# Work instructions
Omitting the pictures, copy exactly each line from the one containing "Output the LaTeX" up to and including the one containing "(285,580.7) -- (309.3,550);".

-- BEGIN Data --

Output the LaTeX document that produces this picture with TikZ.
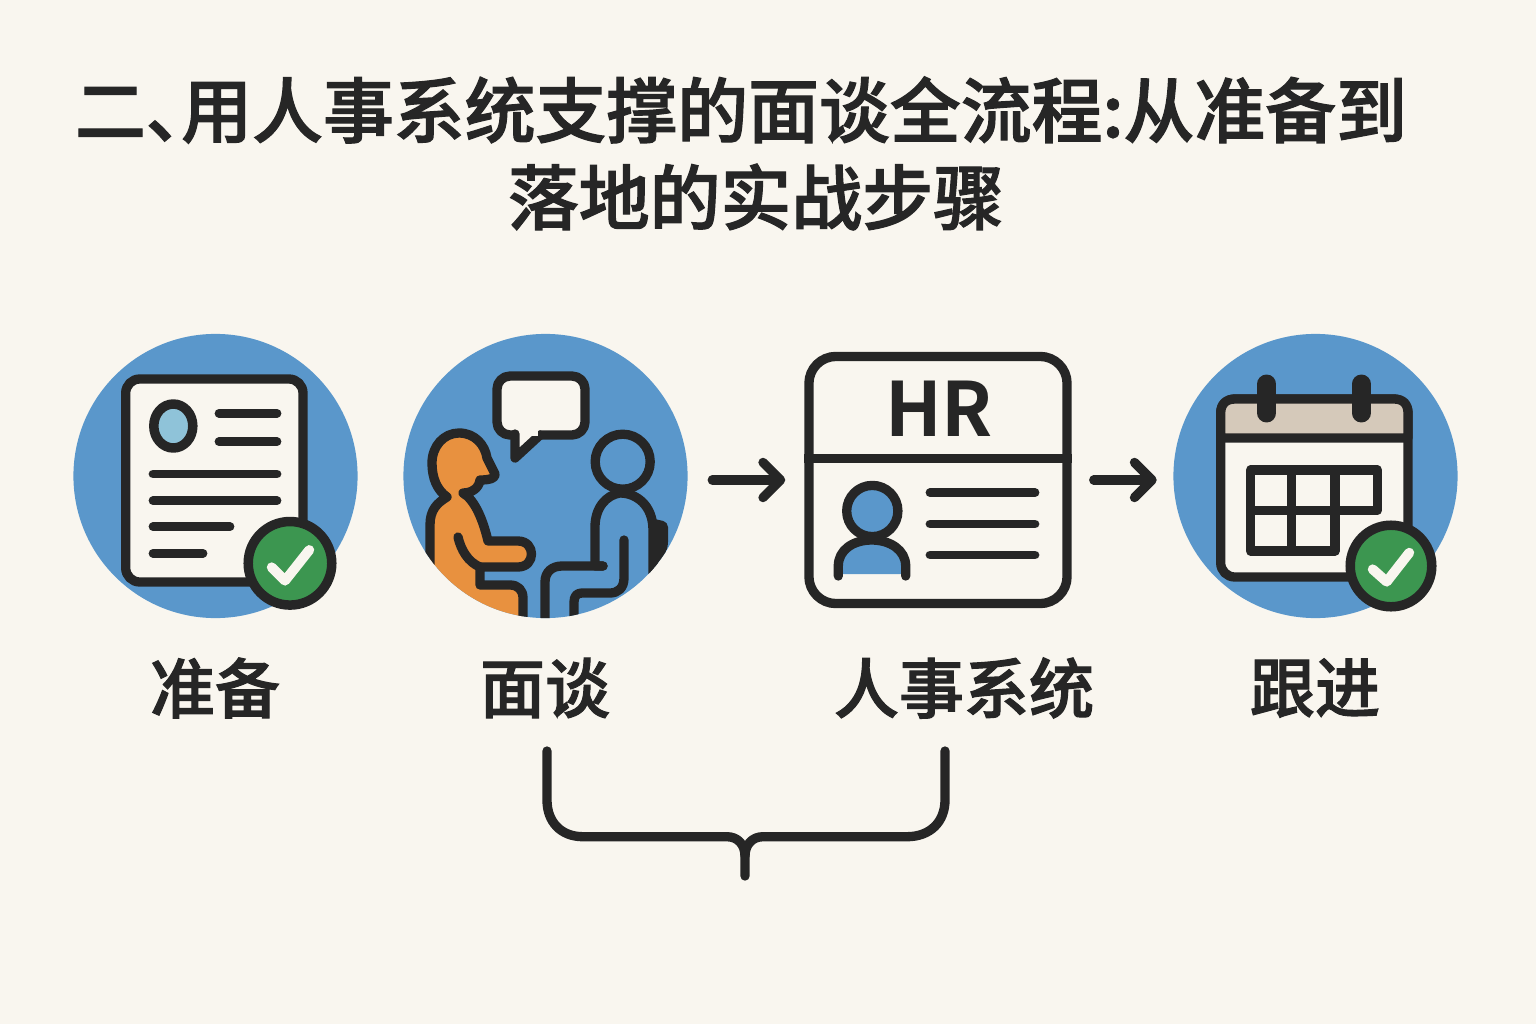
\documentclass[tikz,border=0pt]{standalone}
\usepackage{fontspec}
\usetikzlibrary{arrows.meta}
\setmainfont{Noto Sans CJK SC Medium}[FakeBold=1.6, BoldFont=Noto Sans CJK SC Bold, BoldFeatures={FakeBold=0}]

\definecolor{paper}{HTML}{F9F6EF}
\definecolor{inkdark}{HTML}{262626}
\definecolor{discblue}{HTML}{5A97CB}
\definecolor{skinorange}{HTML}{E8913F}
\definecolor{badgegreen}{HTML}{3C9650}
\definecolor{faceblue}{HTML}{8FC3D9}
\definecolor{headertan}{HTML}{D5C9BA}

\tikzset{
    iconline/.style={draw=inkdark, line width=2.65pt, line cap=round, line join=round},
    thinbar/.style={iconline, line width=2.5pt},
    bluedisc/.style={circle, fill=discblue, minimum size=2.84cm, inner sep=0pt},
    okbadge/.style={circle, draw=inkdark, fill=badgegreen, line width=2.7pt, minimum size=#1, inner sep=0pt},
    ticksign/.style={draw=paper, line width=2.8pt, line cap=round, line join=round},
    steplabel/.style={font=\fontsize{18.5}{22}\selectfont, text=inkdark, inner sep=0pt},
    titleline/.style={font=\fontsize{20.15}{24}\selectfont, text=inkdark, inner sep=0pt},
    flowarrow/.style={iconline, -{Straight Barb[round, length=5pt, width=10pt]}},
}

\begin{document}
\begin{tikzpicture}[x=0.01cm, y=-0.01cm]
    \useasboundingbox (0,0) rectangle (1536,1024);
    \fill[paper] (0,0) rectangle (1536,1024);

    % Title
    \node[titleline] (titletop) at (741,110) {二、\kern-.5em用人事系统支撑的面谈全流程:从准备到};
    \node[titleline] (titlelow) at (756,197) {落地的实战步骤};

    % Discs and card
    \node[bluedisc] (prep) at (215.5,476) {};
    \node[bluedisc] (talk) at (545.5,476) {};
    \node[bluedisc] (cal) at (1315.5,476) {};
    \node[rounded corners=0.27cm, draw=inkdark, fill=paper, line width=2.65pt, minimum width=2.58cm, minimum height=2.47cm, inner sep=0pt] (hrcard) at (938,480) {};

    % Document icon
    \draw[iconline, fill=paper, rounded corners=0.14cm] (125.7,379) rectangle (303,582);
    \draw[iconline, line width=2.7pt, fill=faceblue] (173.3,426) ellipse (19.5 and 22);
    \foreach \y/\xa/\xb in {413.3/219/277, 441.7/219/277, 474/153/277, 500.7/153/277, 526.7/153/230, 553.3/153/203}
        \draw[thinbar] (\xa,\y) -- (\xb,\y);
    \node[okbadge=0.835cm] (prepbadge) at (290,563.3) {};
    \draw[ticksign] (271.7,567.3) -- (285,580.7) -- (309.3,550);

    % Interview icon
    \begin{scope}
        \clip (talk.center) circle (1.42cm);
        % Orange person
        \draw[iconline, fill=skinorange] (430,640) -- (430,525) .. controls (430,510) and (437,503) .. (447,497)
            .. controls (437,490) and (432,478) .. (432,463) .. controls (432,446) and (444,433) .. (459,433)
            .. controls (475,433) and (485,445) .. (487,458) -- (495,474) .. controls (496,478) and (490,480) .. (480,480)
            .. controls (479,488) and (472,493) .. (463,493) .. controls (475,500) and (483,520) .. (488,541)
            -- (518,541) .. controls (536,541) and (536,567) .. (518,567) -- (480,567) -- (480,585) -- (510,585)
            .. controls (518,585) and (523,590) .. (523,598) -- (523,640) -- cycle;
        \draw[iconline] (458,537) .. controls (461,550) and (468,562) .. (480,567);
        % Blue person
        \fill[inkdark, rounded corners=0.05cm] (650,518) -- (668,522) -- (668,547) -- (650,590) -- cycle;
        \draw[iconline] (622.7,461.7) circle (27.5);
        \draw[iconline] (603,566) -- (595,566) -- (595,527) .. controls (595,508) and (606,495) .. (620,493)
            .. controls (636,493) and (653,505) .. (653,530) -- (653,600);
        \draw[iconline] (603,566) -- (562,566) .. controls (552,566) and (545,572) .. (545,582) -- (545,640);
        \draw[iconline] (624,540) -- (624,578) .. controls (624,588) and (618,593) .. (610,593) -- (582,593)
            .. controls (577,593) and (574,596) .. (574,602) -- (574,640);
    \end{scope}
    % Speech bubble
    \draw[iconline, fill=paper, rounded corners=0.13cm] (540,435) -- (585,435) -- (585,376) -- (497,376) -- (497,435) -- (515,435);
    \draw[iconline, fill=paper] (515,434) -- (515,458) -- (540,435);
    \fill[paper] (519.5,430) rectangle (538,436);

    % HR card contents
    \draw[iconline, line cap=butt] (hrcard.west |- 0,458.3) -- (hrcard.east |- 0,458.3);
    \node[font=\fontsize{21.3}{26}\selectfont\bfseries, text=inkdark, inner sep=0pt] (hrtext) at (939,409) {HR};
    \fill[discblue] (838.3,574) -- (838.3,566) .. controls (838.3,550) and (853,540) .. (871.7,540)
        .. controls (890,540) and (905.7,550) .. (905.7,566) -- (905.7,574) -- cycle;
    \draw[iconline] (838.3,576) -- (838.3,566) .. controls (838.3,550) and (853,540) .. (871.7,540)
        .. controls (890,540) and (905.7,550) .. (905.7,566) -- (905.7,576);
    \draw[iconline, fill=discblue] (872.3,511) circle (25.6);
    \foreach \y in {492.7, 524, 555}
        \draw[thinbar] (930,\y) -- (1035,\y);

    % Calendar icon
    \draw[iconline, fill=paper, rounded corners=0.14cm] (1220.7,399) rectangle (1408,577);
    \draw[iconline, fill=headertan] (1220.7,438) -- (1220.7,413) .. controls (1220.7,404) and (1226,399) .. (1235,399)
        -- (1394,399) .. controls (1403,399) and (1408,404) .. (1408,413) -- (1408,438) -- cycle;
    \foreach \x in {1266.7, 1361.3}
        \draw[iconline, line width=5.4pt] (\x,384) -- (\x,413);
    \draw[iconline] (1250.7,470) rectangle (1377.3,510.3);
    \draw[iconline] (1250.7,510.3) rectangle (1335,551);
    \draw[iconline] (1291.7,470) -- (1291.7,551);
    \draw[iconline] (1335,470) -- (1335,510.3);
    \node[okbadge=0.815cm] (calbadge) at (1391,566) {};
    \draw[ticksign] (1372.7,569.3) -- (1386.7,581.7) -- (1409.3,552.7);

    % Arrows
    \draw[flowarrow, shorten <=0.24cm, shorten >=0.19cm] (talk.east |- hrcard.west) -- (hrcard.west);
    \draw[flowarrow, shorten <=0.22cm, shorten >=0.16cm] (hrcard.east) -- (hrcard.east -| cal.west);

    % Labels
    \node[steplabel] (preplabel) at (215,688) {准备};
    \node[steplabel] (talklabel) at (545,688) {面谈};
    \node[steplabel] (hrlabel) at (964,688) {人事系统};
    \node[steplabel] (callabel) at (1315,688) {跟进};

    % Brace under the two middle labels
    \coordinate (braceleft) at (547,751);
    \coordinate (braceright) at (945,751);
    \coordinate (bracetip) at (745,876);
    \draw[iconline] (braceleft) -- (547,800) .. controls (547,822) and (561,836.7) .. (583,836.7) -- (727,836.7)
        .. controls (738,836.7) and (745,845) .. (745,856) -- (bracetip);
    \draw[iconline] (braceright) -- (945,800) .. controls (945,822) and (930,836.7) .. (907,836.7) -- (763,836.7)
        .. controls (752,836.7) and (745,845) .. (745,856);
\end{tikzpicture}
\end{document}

-- END Data --
-- BEGIN Data --

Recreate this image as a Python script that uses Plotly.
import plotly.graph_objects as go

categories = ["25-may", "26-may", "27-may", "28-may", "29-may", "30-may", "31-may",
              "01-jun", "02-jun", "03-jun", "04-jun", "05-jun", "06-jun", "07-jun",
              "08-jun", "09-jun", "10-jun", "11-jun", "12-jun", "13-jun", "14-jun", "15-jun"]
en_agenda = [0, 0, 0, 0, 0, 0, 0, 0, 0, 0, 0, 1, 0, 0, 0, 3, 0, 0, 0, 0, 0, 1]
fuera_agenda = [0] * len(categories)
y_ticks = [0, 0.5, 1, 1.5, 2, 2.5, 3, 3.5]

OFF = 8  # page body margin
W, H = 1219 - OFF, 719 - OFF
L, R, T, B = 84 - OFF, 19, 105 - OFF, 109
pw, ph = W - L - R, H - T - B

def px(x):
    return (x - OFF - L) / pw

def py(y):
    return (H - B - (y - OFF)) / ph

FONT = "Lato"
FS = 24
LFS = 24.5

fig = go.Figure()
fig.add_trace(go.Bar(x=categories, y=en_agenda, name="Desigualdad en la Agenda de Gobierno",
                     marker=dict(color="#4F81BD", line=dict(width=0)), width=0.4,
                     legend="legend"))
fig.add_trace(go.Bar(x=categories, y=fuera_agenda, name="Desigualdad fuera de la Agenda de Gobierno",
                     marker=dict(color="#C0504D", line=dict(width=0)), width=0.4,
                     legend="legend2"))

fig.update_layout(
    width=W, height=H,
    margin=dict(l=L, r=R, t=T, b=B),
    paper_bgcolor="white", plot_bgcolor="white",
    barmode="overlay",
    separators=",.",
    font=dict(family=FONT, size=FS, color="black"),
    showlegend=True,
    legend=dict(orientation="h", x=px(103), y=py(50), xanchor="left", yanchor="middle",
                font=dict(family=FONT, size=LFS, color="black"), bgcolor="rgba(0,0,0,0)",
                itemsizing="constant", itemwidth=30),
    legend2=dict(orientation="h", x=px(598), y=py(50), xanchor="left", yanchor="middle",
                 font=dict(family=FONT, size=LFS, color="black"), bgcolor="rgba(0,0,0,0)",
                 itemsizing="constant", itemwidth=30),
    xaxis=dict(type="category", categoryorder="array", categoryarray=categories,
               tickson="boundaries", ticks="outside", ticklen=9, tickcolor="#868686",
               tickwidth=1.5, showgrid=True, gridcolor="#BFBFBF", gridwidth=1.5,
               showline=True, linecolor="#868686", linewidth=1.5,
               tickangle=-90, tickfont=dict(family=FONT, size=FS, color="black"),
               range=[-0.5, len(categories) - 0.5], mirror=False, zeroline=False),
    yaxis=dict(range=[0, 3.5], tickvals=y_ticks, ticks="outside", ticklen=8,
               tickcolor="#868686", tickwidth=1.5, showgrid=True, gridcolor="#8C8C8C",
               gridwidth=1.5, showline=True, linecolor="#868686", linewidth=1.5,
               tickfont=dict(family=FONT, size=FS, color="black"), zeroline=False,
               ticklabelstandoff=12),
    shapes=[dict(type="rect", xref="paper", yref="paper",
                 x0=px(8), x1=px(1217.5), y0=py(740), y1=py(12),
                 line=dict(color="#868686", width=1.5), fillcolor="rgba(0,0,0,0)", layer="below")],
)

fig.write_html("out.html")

-- END Data --
-- BEGIN Data --

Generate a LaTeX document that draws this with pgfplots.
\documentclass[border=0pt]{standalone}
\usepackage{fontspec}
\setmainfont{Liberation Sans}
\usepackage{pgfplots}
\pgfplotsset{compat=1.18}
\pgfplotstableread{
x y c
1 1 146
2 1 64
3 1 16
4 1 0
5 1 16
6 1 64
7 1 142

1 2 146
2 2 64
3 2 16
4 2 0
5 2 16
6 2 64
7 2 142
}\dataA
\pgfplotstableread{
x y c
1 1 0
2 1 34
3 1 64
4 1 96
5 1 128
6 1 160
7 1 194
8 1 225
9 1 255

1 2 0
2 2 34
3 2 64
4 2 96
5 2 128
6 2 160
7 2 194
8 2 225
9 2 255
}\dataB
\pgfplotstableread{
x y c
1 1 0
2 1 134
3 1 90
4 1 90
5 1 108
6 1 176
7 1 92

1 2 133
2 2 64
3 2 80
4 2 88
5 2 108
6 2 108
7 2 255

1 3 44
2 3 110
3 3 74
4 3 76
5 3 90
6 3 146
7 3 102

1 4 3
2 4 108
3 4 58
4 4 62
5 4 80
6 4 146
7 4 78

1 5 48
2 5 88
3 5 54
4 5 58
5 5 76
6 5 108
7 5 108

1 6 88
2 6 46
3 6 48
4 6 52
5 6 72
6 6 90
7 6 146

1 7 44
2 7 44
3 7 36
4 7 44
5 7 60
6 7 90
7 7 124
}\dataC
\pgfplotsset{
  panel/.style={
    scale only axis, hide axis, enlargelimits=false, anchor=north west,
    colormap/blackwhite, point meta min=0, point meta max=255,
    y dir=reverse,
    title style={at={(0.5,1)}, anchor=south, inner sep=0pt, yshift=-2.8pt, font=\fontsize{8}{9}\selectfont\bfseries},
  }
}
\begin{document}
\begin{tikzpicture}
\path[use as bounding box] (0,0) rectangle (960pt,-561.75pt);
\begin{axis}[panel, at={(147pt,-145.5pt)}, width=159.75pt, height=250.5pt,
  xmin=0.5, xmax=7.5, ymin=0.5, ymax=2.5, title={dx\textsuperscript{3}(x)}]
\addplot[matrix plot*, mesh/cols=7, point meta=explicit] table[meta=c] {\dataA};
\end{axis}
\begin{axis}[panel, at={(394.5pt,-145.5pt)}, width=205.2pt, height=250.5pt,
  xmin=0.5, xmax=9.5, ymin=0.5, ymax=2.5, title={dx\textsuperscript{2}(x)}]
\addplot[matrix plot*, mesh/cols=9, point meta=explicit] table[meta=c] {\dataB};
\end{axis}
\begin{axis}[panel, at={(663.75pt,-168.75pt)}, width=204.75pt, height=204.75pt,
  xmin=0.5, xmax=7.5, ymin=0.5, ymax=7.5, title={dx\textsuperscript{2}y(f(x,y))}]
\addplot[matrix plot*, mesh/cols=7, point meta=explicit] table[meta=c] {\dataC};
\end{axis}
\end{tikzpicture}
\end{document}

-- END Data --

# Solved exercise
Output the LaTeX document that produces this picture with TikZ.
\documentclass[tikz,border=0pt]{standalone}
\usepackage{fontspec}
\usetikzlibrary{arrows.meta}
\setmainfont{Noto Sans CJK SC Medium}[FakeBold=1.6, BoldFont=Noto Sans CJK SC Bold, BoldFeatures={FakeBold=0}]

\definecolor{paper}{HTML}{F9F6EF}
\definecolor{inkdark}{HTML}{262626}
\definecolor{discblue}{HTML}{5A97CB}
\definecolor{skinorange}{HTML}{E8913F}
\definecolor{badgegreen}{HTML}{3C9650}
\definecolor{faceblue}{HTML}{8FC3D9}
\definecolor{headertan}{HTML}{D5C9BA}

\tikzset{
    iconline/.style={draw=inkdark, line width=2.65pt, line cap=round, line join=round},
    thinbar/.style={iconline, line width=2.5pt},
    bluedisc/.style={circle, fill=discblue, minimum size=2.84cm, inner sep=0pt},
    okbadge/.style={circle, draw=inkdark, fill=badgegreen, line width=2.7pt, minimum size=#1, inner sep=0pt},
    ticksign/.style={draw=paper, line width=2.8pt, line cap=round, line join=round},
    steplabel/.style={font=\fontsize{18.5}{22}\selectfont, text=inkdark, inner sep=0pt},
    titleline/.style={font=\fontsize{20.15}{24}\selectfont, text=inkdark, inner sep=0pt},
    flowarrow/.style={iconline, -{Straight Barb[round, length=5pt, width=10pt]}},
}

\begin{document}
\begin{tikzpicture}[x=0.01cm, y=-0.01cm]
    \useasboundingbox (0,0) rectangle (1536,1024);
    \fill[paper] (0,0) rectangle (1536,1024);

    % Title
    \node[titleline] (titletop) at (741,110) {二、\kern-.5em用人事系统支撑的面谈全流程:从准备到};
    \node[titleline] (titlelow) at (756,197) {落地的实战步骤};

    % Discs and card
    \node[bluedisc] (prep) at (215.5,476) {};
    \node[bluedisc] (talk) at (545.5,476) {};
    \node[bluedisc] (cal) at (1315.5,476) {};
    \node[rounded corners=0.27cm, draw=inkdark, fill=paper, line width=2.65pt, minimum width=2.58cm, minimum height=2.47cm, inner sep=0pt] (hrcard) at (938,480) {};

    % Document icon
    \draw[iconline, fill=paper, rounded corners=0.14cm] (125.7,379) rectangle (303,582);
    \draw[iconline, line width=2.7pt, fill=faceblue] (173.3,426) ellipse (19.5 and 22);
    \foreach \y/\xa/\xb in {413.3/219/277, 441.7/219/277, 474/153/277, 500.7/153/277, 526.7/153/230, 553.3/153/203}
        \draw[thinbar] (\xa,\y) -- (\xb,\y);
    \node[okbadge=0.835cm] (prepbadge) at (290,563.3) {};
    \draw[ticksign] (271.7,567.3) -- (285,580.7) -- (309.3,550);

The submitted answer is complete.